Hello and welcome back to my statistics-based power rankings. How do they work? I track ten categories and sum each team’s rankings across the categories. Lowest sum is the best team.
- Winning percentage
- Goal differential
- Shooting Percentage
- Save Percentage
- Power Play
- Penalty Kill
- Percentage of shots taken in games – if a team outshoots their opponent 30-20 on average, they take 60% of the shots
- Differential vs. expected shots value – If the above team’s opponent takes 25% of the shots in a game (thus allowing 75%) the team above has a differential of -15% which means that even though 30-20 is a good average shots number, they are underperforming because their opponents are bad.
- The above two versus opponents who average 50% or more shots taken in a game (quality teams)
The Badgers are first or second in every category except for shooting percentage (13th) and power play (22nd). They’re tops in overall shots percentage and differential and second in the same figures versus quality teams.
Minnesota is similar to Wisconsin in overall figures, but the Gophers are solid on special teams. Where they falter is in their average shooting percentage (13th) and save percentage (17th).
3. St. Lawrence
The Saints have had a heck of a start to the season, with wins over Clarkson (non-conference), Princeton, and Quinnipiac. The Saints’ power play is pretty meh at 18th but they’re top-four in every other category except shooting percentage (5th) and percentage of shots (6th).
The Raiders benefit from having few weaknesses. Their lowest category is save percentage where they’re 14th, but .928 isn’t exactly a bad number. (League average is .917.) The only downside to the Raiders is they’ve played the league’s second weakest (first – Wisconsin) schedule on shots. Colgate’s opponents average just 44.9% of the shots. That’s a 33-27 disadvantage in a 60 shot game.
The Bobcats went winless on the weekend which knocks their win percentage down to 12th. Ironically that’s their worst figure. Next to that Quinnipiac sics one spot outside the top ten in penalty kill. The Bobcats are riding their shooting percentage and their power play (both 5th) to their success. Are they sustainable?
6. Boston College
The most curious thing about the Eagles is, like Minnesota, their pedestrian shooting and goaltending. Their 9.0% shooting percentage is just 18th and their .918 save percentage is 23rd. The former is odd since the Eagles boast the league’s top power play converting at 30.0%.
The Knights come in below the Bobcats despite their big win for a few reasons. Their goaltending (13th) and penalty kill (20th) have been very average. Their percentage of shots versus quality teams isn’t the greatest either (15th).
The Bulldogs are largely riding very few games played along with blowout wins over RIT. Still, their tough loss to Quinnipiac and their draw versus Princeton suggest they should be closer to the top than the bottom. Their 12.2% shooting percentage, which is surely unsustainable, suggests they should be a bit further from the top than they currently are though.

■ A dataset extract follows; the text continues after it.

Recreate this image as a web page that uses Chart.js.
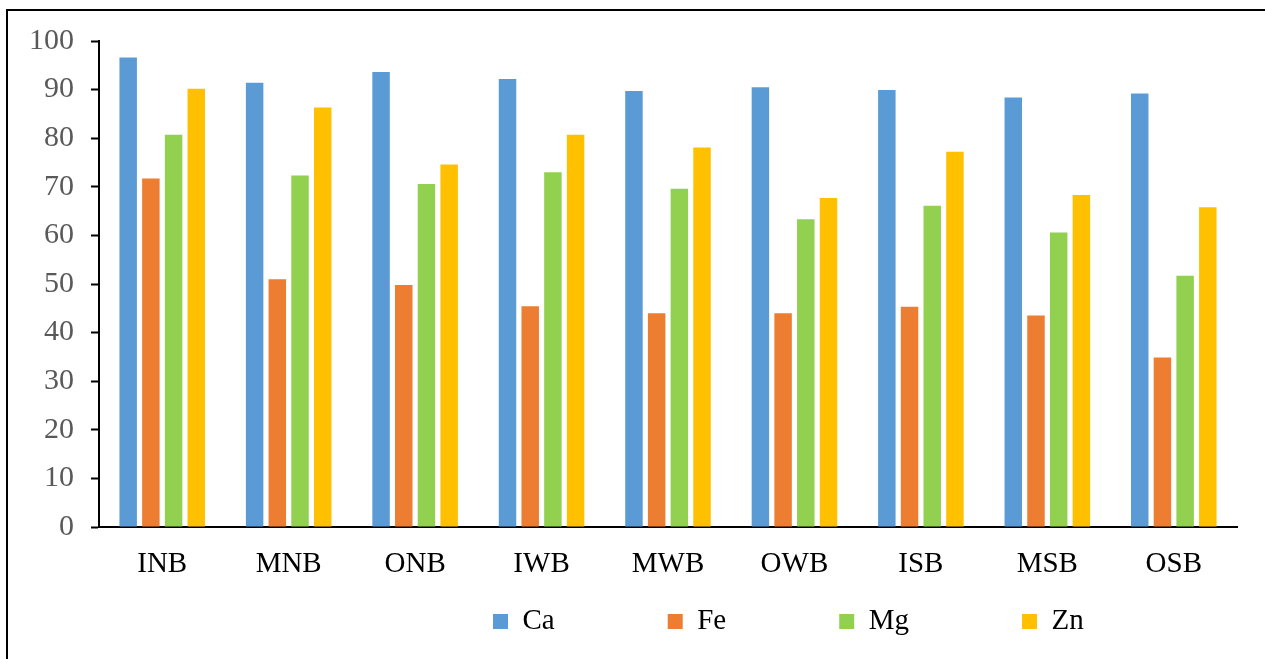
<!DOCTYPE html>
<html>
<head>
<meta charset="utf-8">
<script src="https://cdn.jsdelivr.net/npm/chart.js@4"></script>
<style>
  html, body { margin: 0; padding: 0; background: #fff; overflow: hidden; }
  #frame { position: absolute; left: 6px; top: 9px; width: 1400px; height: 800px; border: 2px solid #000; }
  #wrap { position: absolute; left: 0; top: 0; width: 1265px; height: 659px; }
</style>
</head>
<body>
<div id="frame"></div>
<div id="wrap"><canvas id="chart"></canvas></div>
<script>
const sites = ["INB", "MNB", "ONB", "IWB", "MWB", "OWB", "ISB", "MSB", "OSB"];
const ca = [96.6, 91.4, 93.6, 92.2, 89.7, 90.5, 89.9, 88.4, 89.2];
const fe = [71.7, 51.0, 49.8, 45.4, 44.0, 44.0, 45.3, 43.5, 34.9];
const mg = [80.7, 72.3, 70.6, 73.0, 69.6, 63.3, 66.1, 60.6, 51.7];
const zn = [90.2, 86.3, 74.6, 80.7, 78.1, 67.7, 77.2, 68.3, 65.8];
const yTicks = [0, 10, 20, 30, 40, 50, 60, 70, 80, 90, 100];

const serif = "'Liberation Serif', 'DejaVu Serif', serif";

// legend sits below the axis labels, offset to the right like the original
const placeLegend = {
  id: "placeLegend",
  afterLayout(chart) {
    const lg = chart.legend;
    lg.top = 494;
    lg.left = 380;
    lg.right = 1265;
  }
};

new Chart(document.getElementById("chart"), {
  type: "bar",
  data: {
    labels: sites,
    datasets: [
      { label: "Ca", data: ca, backgroundColor: "#5B9BD5" },
      { label: "Fe", data: fe, backgroundColor: "#ED7D31" },
      { label: "Mg", data: mg, backgroundColor: "#92D050" },
      { label: "Zn", data: zn, backgroundColor: "#FFC000" }
    ]
  },
  options: {
    responsive: true,
    maintainAspectRatio: false,
    animation: false,
    categoryPercentage: 0.718,
    barPercentage: 0.77,
    layout: { padding: { top: 41, right: 28, bottom: 0, left: 0 } },
    plugins: {
      legend: {
        position: "bottom",
        align: "start",
        maxHeight: 40,
        labels: {
          boxWidth: 15,
          boxHeight: 15,
          padding: 113,
          color: "#000",
          font: { family: serif, size: 29 }
        }
      },
      tooltip: { enabled: false }
    },
    scales: {
      x: {
        grid: { display: false, drawTicks: false },
        border: { color: "#000", width: 2 },
        ticks: { color: "#000", padding: 20, font: { family: serif, size: 29 } },
        afterFit(scale) { scale.height = 92; }
      },
      y: {
        min: 0,
        max: 100,
        afterBuildTicks(scale) { scale.ticks = yTicks.map(v => ({ value: v })); },
        grid: { drawOnChartArea: false, drawTicks: true, tickLength: 8, tickColor: "#000", tickWidth: 2 },
        border: { color: "#000", width: 2 },
        ticks: { color: "#595959", padding: 17, font: { family: serif, size: 30 } },
        afterFit(scale) { scale.width = 99; }
      }
    }
  },
  plugins: [placeLegend]
});
</script>
</body>
</html>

The Tigers come off a rough weekend in the North Country where Clarkson and St. Lawrence swept them. Princeton has only played six games and it seems like they’re still trying to get their footing. Their 24th ranked penalty kill needs work. The Tigers sit just on both sides of the top ten in most other categories.
The Bulldogs get pushed to the bottom for two reasons. One is a curiously bad penalty kill that sits 31st in the league. The other is their percentage of shots versus quality teams, mostly because said quality teams are Minnesota, Wisconsin, and Boston College.
13. North Dakota
14. Boston University
15. Robert Morris
The metric packs these four teams together and they do all seem to fit the ‘just outside the top ten’ mold. Cornell’s possession numbers are good, though they haven’t played much. North Dakota boasts the nation’s top penalty kill.
20. Bemidji State
22. Penn State
23. New Hampshire
These teams also cluster, your classic middle of the pack teams. Providence and Syracuse are elevated just a bit above the rest of them. The only figure in the top five here is New Hampshire’s penalty kill (3rd).
24. Ohio State
By and large these teams are relying on one or two elite players to carry their team.
29. St. Cloud State
31. Minnesota State
On the Lions, Lindenwood is 0-8-0 with 3 goals for and 33 against. They’re struggling mightily with the departure of forward Shara Jasper. It’s good to see a few schools, Union and Minnesota State, moving up in the rankings, if only slightly.